This is from an Italian summary of a presentation Nouriel Roubini just gave in Milan, so it’s possible much was lost in translation. But this is the first positive noise we’ve heard Roubini make in the past 18 months:
There may be light at the end of the tunnel according to Roubini if the right policies are undertaken. Governments and central banks should commit to “break the vicious circle”, the lack of confidence that is hindering real investment spending by companies that are solvent and that is leading sound households not to spend…
[G]overnments and central banks can play a crucial role with interventions to assist small and medium sized enterprises and households at risk of going bankrupt because of the lack of credit; therefore, government guarantees of lending and recapitalizations of banks can help. In short, governments and central bank are the only agents who take actions to prevent a worse recession. “Partially socializing the losses of banks, firms and households, transferring to the public sector the losses of the private sector will be very expensive public debt-wise; but it is the policy medicine that can help an L-shaped near depression” in the words of Roubini.
Of course, this ray of hope was embedded within the usual Roubini outlook:
Dr. Doom had already foreseen a long and protracted U-shaped recession for the world economy when the prevailing view was of a short and shallow V-shaped recession for the US. Roubini yesterday made it clear that his estimate for the length of the recession in the U.S. is moving from 24 to 36 months, with an unemployment rate in the U.S. that is heading towards 10%. Its “U” in the meantime is worsening day by day.

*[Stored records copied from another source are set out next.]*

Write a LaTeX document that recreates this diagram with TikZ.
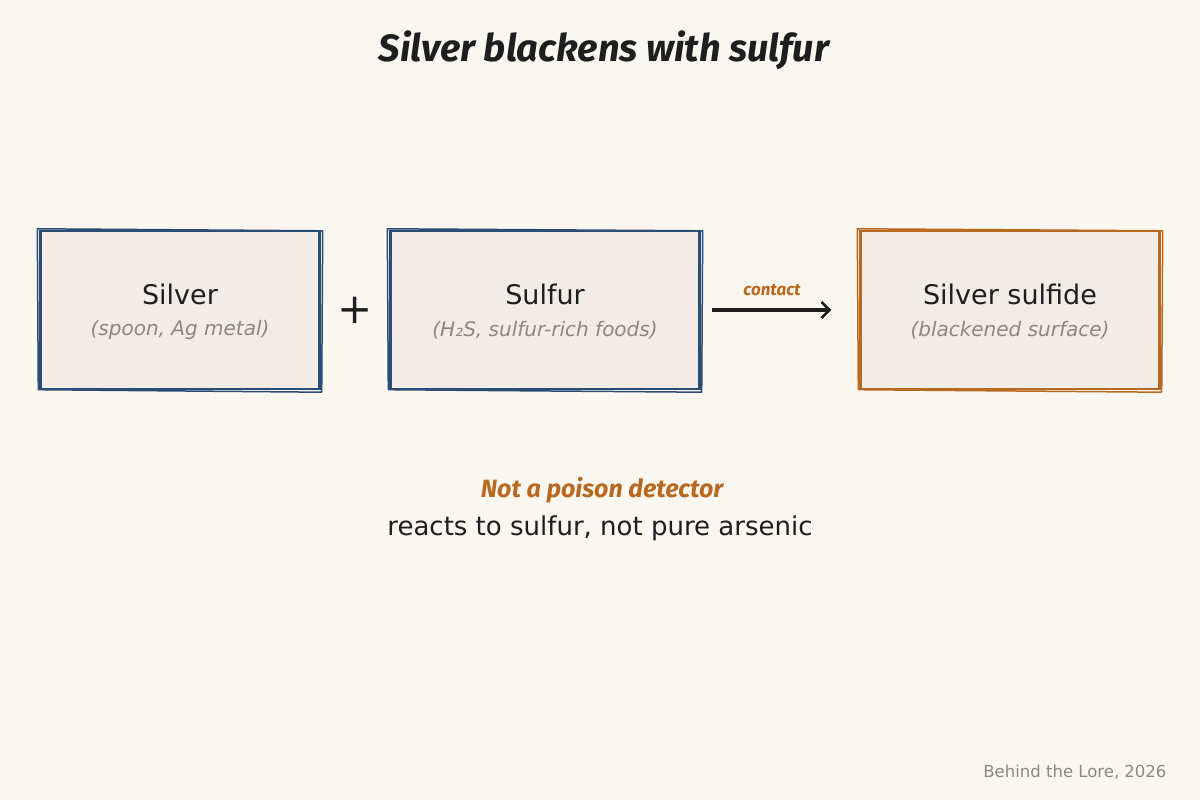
\documentclass[tikz,border=0pt]{standalone}
\usepackage{fontspec}
\setmainfont{DejaVu Sans}
\newfontfamily\handfont{Fira Sans}
\usetikzlibrary{arrows.meta,positioning,calc}

\definecolor{paper}{HTML}{FAF7F1}
\definecolor{boxfill}{HTML}{F1ECE5}
\definecolor{inkblue}{HTML}{2C4D73}
\definecolor{inkorange}{HTML}{B8691F}
\definecolor{inkdark}{HTML}{1E1E1E}
\definecolor{inkgray}{HTML}{8C8782}

\tikzset{
  stepbox/.style={draw=#1, fill=boxfill, line width=2.4pt, minimum height=158pt, inner sep=0pt},
  maintext/.style={text=inkdark, font=\fontsize{26}{30}\selectfont},
  subtext/.style={text=inkgray, font=\fontsize{20}{24}\selectfont\itshape},
  handtext/.style={text=inkorange, font=\handfont\itshape\bfseries\fontsize{#1}{#1}\selectfont},
}

% second, slightly skewed outline for the hand-drawn look
\newcommand{\sketchline}[2]{%
  \draw[#2, line width=1.5pt, line join=round]
    ([shift={(-2,-1)}]#1.north west) -- ([shift={(2,1)}]#1.north east)
    -- ([shift={(1,2)}]#1.south east) -- ([shift={(-1,-0.5)}]#1.south west) -- cycle;}

\begin{document}
\begin{tikzpicture}[x=1pt, y=-1pt]
  % page
  \fill[paper] (0,0) rectangle (1200,800);
  \useasboundingbox (0,0) rectangle (1200,800);

  % title
  \node[handtext=38, text=inkdark] (title) at (604,50) {Silver blackens with sulfur};

  % boxes
  \node[stepbox=inkblue, minimum width=279pt] (silver) at (180,310) {};
  \node[stepbox=inkblue, minimum width=309pt] (sulfur) at (545,310) {};
  \node[stepbox=inkorange, minimum width=299pt] (sulfide) at (1010,310) {};
  \sketchline{silver}{inkblue}
  \sketchline{sulfur}{inkblue}
  \sketchline{sulfide}{inkorange}

  % box texts
  \node[maintext, font=\fontsize{27}{30}\selectfont] (silverName) at ([yshift=16pt]silver.center) {Silver};
  \node[subtext] (silverNote) at ([yshift=-20pt]silver.center) {(spoon, Ag metal)};
  \node[maintext, font=\fontsize{27}{30}\selectfont] (sulfurName) at ([yshift=16pt]sulfur.center) {Sulfur};
  \node[subtext] (sulfurNote) at ([yshift=-20pt]sulfur.center) {(H₂S, sulfur-rich foods)};
  \node[maintext, font=\fontsize{27}{30}\selectfont] (sulfideName) at ([yshift=16pt]sulfide.center) {Silver sulfide};
  \node[subtext] (sulfideNote) at ([yshift=-20pt]sulfide.center) {(blackened surface)};

  % plus sign and reaction arrow
  \node[text=inkdark, font=\fontsize{42}{42}\selectfont] (plus) at ($(silver.east)!0.5!(sulfur.west)$) {+};
  \draw[inkdark, line width=3.4pt, shorten <=11pt, shorten >=28pt,
        -{Straight Barb[length=8pt, width=16pt, line width=2.6pt]}]
    (sulfur.east) -- (sulfide.west);
  \node[handtext=17] (contact) at (772,290) {contact};

  % caveat
  \node[handtext=25] (caveat) at (602,490) {Not a poison detector};
  \node[maintext] (caveatNote) at (600,528) {reacts to sulfur, not pure arsenic};

  % footer
  \node[anchor=east, text=inkgray, font=\fontsize{16.5}{20}\selectfont] (credit) at (1170,772) {Behind the Lore, 2026};
\end{tikzpicture}
\end{document}
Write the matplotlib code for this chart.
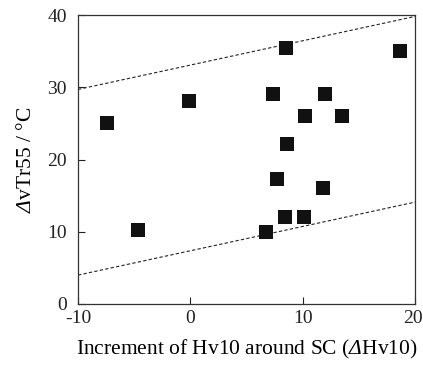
import matplotlib
matplotlib.use("Agg")
import matplotlib.pyplot as plt
import matplotlib.transforms as mtransforms
import numpy as np

plt.rcParams['font.family'] = ['Liberation Serif', 'DejaVu Serif']
plt.rcParams['mathtext.fontset'] = 'custom'
plt.rcParams['mathtext.rm'] = 'Liberation Serif:italic'
plt.rcParams['mathtext.it'] = 'Liberation Serif:italic'
plt.rcParams['axes.unicode_minus'] = False

# data
dhv10 = [-7.4, -4.7, -0.1, 7.4, 8.5, 18.7, 12.0, 10.2, 13.5, 8.6, 7.7, 11.8, 8.4, 10.1, 6.7]
dvtr55 = [25.1, 10.3, 28.1, 29.1, 35.4, 35.0, 29.1, 26.0, 26.0, 22.1, 17.3, 16.1, 12.1, 12.1, 9.9]
band_x = [-10, 20]
upper_band = [29.7, 39.8]
lower_band = [4.0, 14.1]
xticks = [-10, 0, 10, 20]
yticks = [0, 10, 20, 30, 40]

fig = plt.figure(figsize=(4.23, 3.69), dpi=100)
ax = fig.add_axes([78/423, 65/369, 337/423, 289/369])

ax.plot(band_x, upper_band, linestyle=(0, (3, 2)), color='#222222', lw=0.8)
ax.plot(band_x, lower_band, linestyle=(0, (3, 2)), color='#222222', lw=0.8)
ax.scatter(dhv10, dvtr55, marker='s', s=95, color='#111111', zorder=3, linewidths=0)

ax.set_xlim(-10, 20)
ax.set_ylim(0, 40)
ax.set_xticks(xticks)
ax.set_yticks(yticks)
ax.tick_params(direction='in', length=5, width=0.8, labelsize=14, colors='#222222')
ax.tick_params(axis='y', pad=8)
ax.tick_params(axis='x', pad=4)
for side in ['top', 'right', 'left', 'bottom']:
    ax.spines[side].set_color('#333333')
    ax.spines[side].set_linewidth(0.9)

last = ax.xaxis.get_major_ticks()[-1].label1
last.set_transform(last.get_transform() + mtransforms.ScaledTranslation(-2.5/100, 0, fig.dpi_scale_trans))

ax.set_xlabel(r'Increment of Hv10 around SC ($\Delta$Hv10)', fontsize=15.5, labelpad=8)
ax.set_ylabel(r'$\Delta$vTr55 / °C', fontsize=15.5, labelpad=8)

fig.savefig('out.png', dpi=100)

“If the Obama Administration and the rest of the world will not intervene in drastic manner, with anti-crisis fiscal and other policies even stronger than those announced, the” U “is likely to turn into a” L “, i.e into a near-depression.”
The forecasts by Roubini about the global economy are bleak. “Do you remember the saying that when the U.S. sneezes, the world catches a cold. Well now the United States have a severe chronic case of pneumonia.”
[E]xcesses of leverage also existed in many countries outside the US: the “too much” leverage (excessive borrowing of households to purchase homes and/or auto loans, student loans, and broader consumer credit) was prevalent also in the UK, Spain, Ireland, Iceland, some Baltic states, Emerging, Europe, Dubai, etc. According to Roubini, if the growth in China slows from 10% to 5% as likely this year that is a “hard landing” for China.
On a positive note, we shouldn’t be worrying about inflation:
“If a patient comes into the emergency room and is in a coma fighting to survive, I simply don’t believe that doctors in such a situation should be concerned about the diet of the patient and tell him to first exercise, go on a diet and lose weight if he is overweight, or first to convince him to stop smoking: first of all you need to do something immediate to prevent the patient from dying.”
Well, a recession that threatens to turn into a depression that is like a near death experience for the global economy: and that is why Dr. Doom… urges governments and central banks to focus on the risk of deflation. Prices will fall because firms have an over-supply of unsold good that they will try to dispose of by reducing prices. Roubini also argues that commodities prices, despite recent decreases (even by 60% for oil), may drop further, fueling the deflationary pressures. He sees “more downside risk” for oil and gold prices. As demand and consumption falls below production, prices fall and firms cut back production and employment leading to another round of falling demand; this is the vicious circle that governments need to prevent.